Thierry Mugler, a French artisan and distinct creative, is rooted in the theatrics of performance. Growing up on stage, his radiating persona has been distilled into few avenues of expression, and continues to push the envelope in every regard. Over the years, he has refined a unique taste for the fine arts and is persistent throughout his work, the eccentrics of design shadowing an acute career in photography.


It was the late 1980’s and Mugler was in his prime, flourishing both on and off the runway. He had amassed a cult-like following as a result of his niche, and began shooting collection adverts. Enlisting prolific lensman Helmut Newton to capture his methodology, the two found vast disparity in creative vision, and Newton suggested Mugler take the photos himself. What followed remains as fashion’s most daring stills, and a provocative insight into Thierry Mugler’s boundary crushing ideals.
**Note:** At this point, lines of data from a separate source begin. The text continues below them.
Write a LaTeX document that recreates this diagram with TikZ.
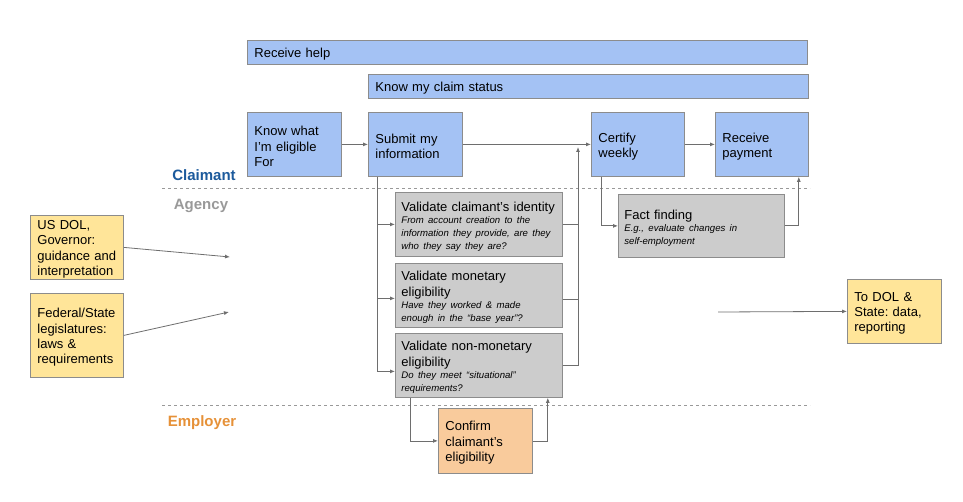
\documentclass[tikz,border=0pt]{standalone}
\usepackage{fontspec}
\setmainfont{Liberation Sans}
\usetikzlibrary{arrows.meta}

\definecolor{claimblue}{HTML}{A4C2F4}
\definecolor{agencygray}{HTML}{CCCCCC}
\definecolor{employerorange}{HTML}{F9CB9C}
\definecolor{outsideyellow}{HTML}{FFE599}
\definecolor{boxline}{HTML}{8C8C8C}
\definecolor{flowline}{HTML}{6E6E6E}
\definecolor{claimtext}{HTML}{1C5A9C}
\definecolor{agencytext}{HTML}{999999}
\definecolor{employertext}{HTML}{E69138}

\newcommand{\detail}[1]{\par{\fontsize{9.6}{12.6}\selectfont\itshape\raggedright #1\par}}
\newcommand{\boxnudge}{\endgraf\vspace{-4pt}}

\begin{document}
\frenchspacing
\hyphenpenalty=10000
\exhyphenpenalty=10000
\begin{tikzpicture}[x=1pt,y=-1pt,
  box/.style={draw=boxline, line width=0.8pt, anchor=north west, align=left,
    inner xsep=7pt, inner ysep=0pt, font=\fontsize{13}{15.3}\selectfont,
    execute at end node=\boxnudge},
  claimbox/.style={box, fill=claimblue},
  agencybox/.style={box, fill=agencygray, inner xsep=6pt},
  employerbox/.style={box, fill=employerorange},
  outsidebox/.style={box, fill=outsideyellow},
  lane/.style={draw=agencytext, line width=0.8pt, dash pattern=on 3pt off 3pt},
  lanelabel/.style={font=\fontsize{15}{18}\selectfont\bfseries},
  flow/.style={draw=flowline, line width=0.8pt, -{Latex[length=5pt,width=4pt]}}]
  \useasboundingbox (0,0) rectangle (963,502);

  \node [claimbox, text width=546, minimum height=24] (help) at (247,40) {Receive help};
  \node [claimbox, text width=426, minimum height=24] (status) at (368,74) {Know my claim status};
  \node [claimbox, text width=80, minimum height=64] (know) at (247,112) {Know what\\I'm eligible\\For};
  \node [claimbox, text width=80, minimum height=64] (submit) at (368,112) {Submit my\\information};
  \node [claimbox, text width=79, minimum height=64] (certify) at (591,112) {Certify\\weekly};
  \node [claimbox, text width=79, minimum height=64] (payment) at (715,112) {Receive\\payment};

  \node [lanelabel, text=claimtext] (claimant) at (204,175) {Claimant};
  \node [lanelabel, text=agencytext] (agency) at (201,206) {Agency};
  \node [lanelabel, text=employertext] (employer) at (202,423) {Employer};
  \draw [lane] (162,188) -- (810,188);
  \draw [lane] (162,405) -- (810,405);

  \node [agencybox, text width=155, minimum height=64] (identity) at (395,192)
    {Validate claimant's identity\detail{From account creation to the\\information they provide, are they\\who they say they are?}};
  \node [agencybox, text width=155, minimum height=64] (monetary) at (395,263)
    {Validate monetary\\eligibility\detail{Have they worked \& made\\enough in the ``base year''?}};
  \node [agencybox, text width=155, minimum height=64] (nonmon) at (395,333)
    {Validate non-monetary\\eligibility\detail{Do they meet ``situational''\\requirements?}};
  \node [agencybox, text width=154, minimum height=63] (fact) at (618,194)
    {Fact finding\detail{E.g., evaluate changes in\\self-employment}};

  \node [employerbox, text width=80, minimum height=65] (confirm) at (438,408) {Confirm\\claimant's\\eligibility};

  \node [outsidebox, text width=79, minimum height=64] (usdol) at (30,215) {US DOL,\\Governor:\\guidance and\\interpretation};
  \node [outsidebox, text width=79, minimum height=84] (fedstate) at (30,293) {Federal/State\\legislatures:\\laws \&\\requirements};
  \node [outsidebox, text width=80, minimum height=64] (todol) at (847,279) {To DOL \&\\State: data,\\reporting};

  \coordinate (rulesin) at (230,257);
  \coordinate (lawsin) at (229,312);
  \coordinate (reportout) at (718,312);
  \coordinate (split) at ([xshift=9]submit.south west);
  \coordinate (merge) at (578,147);

  \draw [flow] (know.east) -- (submit.west);
  \draw [flow] (submit.east) -- (certify.west);
  \draw [flow] (certify.east) -- (payment.west);
  \draw [flow] (split) |- ([yshift=-6]nonmon.west);
  \draw [flow] (identity.west -| split) -- (identity.west);
  \draw [flow] ([yshift=-3]monetary.west -| split) -- ([yshift=-3]monetary.west);
  \draw [flow] (nonmon.east) -| (merge);
  \draw [flow, -] (identity.east) -- (identity.east -| merge);
  \draw [flow, -] ([yshift=-4]monetary.east) -- ([yshift=-4]monetary.east -| merge);
  \draw [flow] ([xshift=15]nonmon.south west) |- (confirm.west);
  \draw [flow] (confirm.east) -| ([xshift=-15]nonmon.south east);
  \draw [flow] ([xshift=10]certify.south west) |- (fact.west);
  \draw [flow] (fact.east) -| ([xshift=-10]payment.south east);
  \draw [flow] (usdol.east) -- (rulesin);
  \draw [flow] (fedstate.east) -- (lawsin);
  \draw [flow] (reportout) -- (todol.west);
\end{tikzpicture}
\end{document}
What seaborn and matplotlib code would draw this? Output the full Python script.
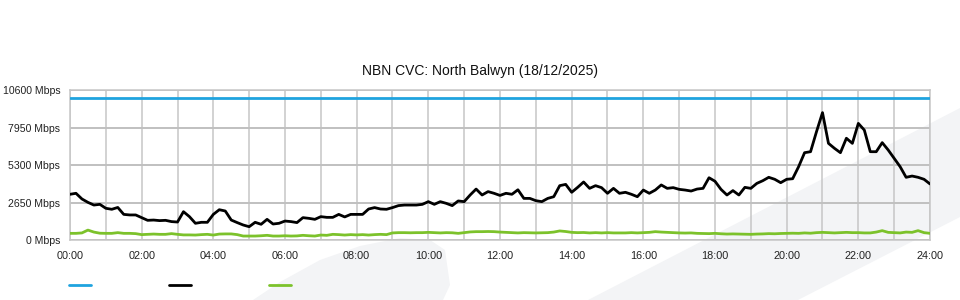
import numpy as np
import pandas as pd
import matplotlib
matplotlib.use("Agg")
import matplotlib.pyplot as plt
from matplotlib.patches import Polygon
from matplotlib.lines import Line2D
import seaborn as sns

# ---------------- data (10-minute samples, Mbps) ----------------
title = "NBN CVC: North Balwyn (18/12/2025)"
y_ticks = [0, 2650, 5300, 7950, 10600]
y_tick_labels = ["0 Mbps", "2650 Mbps", "5300 Mbps", "7950 Mbps", "10600 Mbps"]
x_ticks = list(range(0, 25, 2))
x_tick_labels = ["%02d:00" % h for h in x_ticks]

capacity_mbps = 10000

traffic_mbps = [
    3230, 3300, 2900, 2660, 2470, 2520,
    2240, 2170, 2300, 1810, 1770, 1770,
    1580, 1390, 1410, 1370, 1390, 1300,
    1270, 2000, 1650, 1180, 1250, 1250,
    1810, 2140, 2050, 1410, 1230, 1060,
    940, 1250, 1110, 1460, 1130, 1180,
    1340, 1300, 1230, 1580, 1530, 1460,
    1650, 1600, 1600, 1810, 1630, 1810,
    1810, 1810, 2190, 2290, 2190, 2170,
    2290, 2430, 2470, 2470, 2470, 2520,
    2710, 2520, 2710, 2590, 2430, 2760,
    2710, 3180, 3600, 3180, 3420, 3300,
    3150, 3300, 3230, 3550, 2940, 2940,
    2780, 2710, 2940, 3060, 3840, 3930,
    3370, 3720, 4100, 3650, 3840, 3700,
    3300, 3650, 3300, 3370, 3230, 3060,
    3530, 3300, 3530, 3890, 3650, 3700,
    3580, 3530, 3460, 3600, 3650, 4400,
    4150, 3580, 3180, 3490, 3180, 3720,
    3650, 4000, 4190, 4430, 4290, 4050,
    4290, 4330, 5180, 6170, 6240, 7660,
    9000, 6830, 6480, 6170, 7190, 6830,
    8240, 7770, 6240, 6240, 6880, 6360,
    5770, 5180, 4430, 4520, 4430, 4290,
    3960,
]

upload_mbps = [
    470, 470, 500, 700, 560, 480,
    470, 470, 520, 470, 470, 450,
    380, 400, 420, 400, 400, 450,
    400, 360, 360, 350, 380, 400,
    350, 420, 430, 430, 380, 280,
    280, 280, 300, 330, 280, 280,
    300, 280, 290, 330, 300, 280,
    350, 330, 400, 380, 350, 380,
    360, 380, 350, 380, 400, 380,
    500, 520, 520, 510, 520, 520,
    540, 520, 500, 520, 510, 470,
    520, 570, 590, 590, 600, 590,
    560, 540, 520, 500, 520, 510,
    500, 510, 520, 560, 640, 600,
    540, 520, 530, 500, 520, 500,
    520, 500, 500, 500, 520, 500,
    520, 540, 590, 560, 540, 520,
    500, 490, 500, 470, 460, 450,
    470, 440, 420, 430, 420, 410,
    400, 420, 430, 450, 440, 460,
    470, 480, 470, 500, 480, 520,
    540, 520, 500, 520, 540, 520,
    520, 500, 500, 560, 660, 540,
    520, 500, 560, 540, 660, 520,
    470,
]

series_names = ["Capacity", "Traffic", "Upload"]
series_colors = ["#1fa3df", "#000000", "#7cc22b"]

n = len(traffic_mbps)
hours = np.arange(n) / 6.0
df = pd.concat([
    pd.DataFrame({"hour": hours, "mbps": [capacity_mbps] * n, "series": series_names[0]}),
    pd.DataFrame({"hour": hours, "mbps": traffic_mbps, "series": series_names[1]}),
    pd.DataFrame({"hour": hours[:len(upload_mbps)], "mbps": upload_mbps, "series": series_names[2]}),
], ignore_index=True)

# ---------------- figure ----------------
sns.set_style("white")
plt.rcParams["font.family"] = ["Liberation Sans", "DejaVu Sans"]

W, H = 960, 300
fig = plt.figure(figsize=(W / 100, H / 100), dpi=100)
fig.patch.set_facecolor("white")

def fx(px):
    return px / W

def fy(py):
    return 1 - py / H

# faint background watermark shapes (behind everything)
wm = "#f3f4f6"
swoosh = [(253, 300), (280, 282), (320, 260), (360, 246), (400, 238), (430, 240),
          (445, 250), (450, 285), (443, 300)]
band = [(588, 300), (960, 108), (960, 217), (798, 300)]
for shape in (swoosh, band):
    fig.patches.append(Polygon([(fx(a), fy(b)) for a, b in shape], closed=True,
                               transform=fig.transFigure, facecolor=wm,
                               edgecolor="none", zorder=-10))

ax = fig.add_axes([fx(70), fy(240), fx(930) - fx(70), fy(90) - fy(240)])
ax.set_zorder(5)
ax.set_facecolor("none")
ax.patch.set_alpha(0)

sns.lineplot(data=df, x="hour", y="mbps", hue="series", palette=series_colors,
             hue_order=series_names, linewidth=2, ax=ax, legend=False, zorder=3)

ax.set_xlim(0, 24)
ax.set_ylim(0, 10600)
ax.set_xticks(x_ticks)
ax.set_xticklabels(x_tick_labels, fontsize=7.8, color="#222222")
ax.set_xticks(range(0, 25), minor=True)
ax.set_yticks(y_ticks)
ax.set_yticklabels(y_tick_labels, fontsize=7.6, color="#222222")
ax.set_xlabel("")
ax.set_ylabel("")

ax.grid(True, which="both", axis="x", color="#c6c6c6", linewidth=1.1, zorder=1)
ax.grid(True, which="major", axis="y", color="#c0c0c0", linewidth=1.4, zorder=1)
ax.tick_params(axis="x", which="major", length=4, width=1, color="#c0c0c0", pad=4)
ax.tick_params(axis="x", which="minor", length=0)
ax.tick_params(axis="y", length=0, pad=7)
for side in ["left", "right", "top", "bottom"]:
    ax.spines[side].set_color("#c6c6c6")
    ax.spines[side].set_linewidth(1.1)

fig.text(0.5, fy(71), title, ha="center", va="center", fontsize=10, color="#111111")

# legend swatches (labels are empty in the reference)
for x0, c in zip([69, 169, 269], series_colors):
    fig.add_artist(Line2D([fx(x0), fx(x0 + 22)], [fy(285), fy(285)],
                          transform=fig.transFigure, color=c, linewidth=2))

fig.savefig("out.png", dpi=100)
As with all of the designer’s portfolio, his work in photography brimmed with hysteria. Highly tenuous of location, composition and pose, he strived to not only insight, but evoke emotion from his audience. Placing models at the heights of free-standing buildings and statues, he often shot from afar, using a luring background as a storytelling device. The focal point, or individual, was only emphatic in the presence of a monolithic structure, a mere detail of the larger image.


The intent was artistic, void of commercial incentive or profit margins. Mugler insisted you appreciate the image first before questioning exterior motives and purpose, as only when viewed closer, is the expert tailoring apparent. These models were an extremity of the surroundings that encased them, much like the clothing that wore each vessel atop the runway.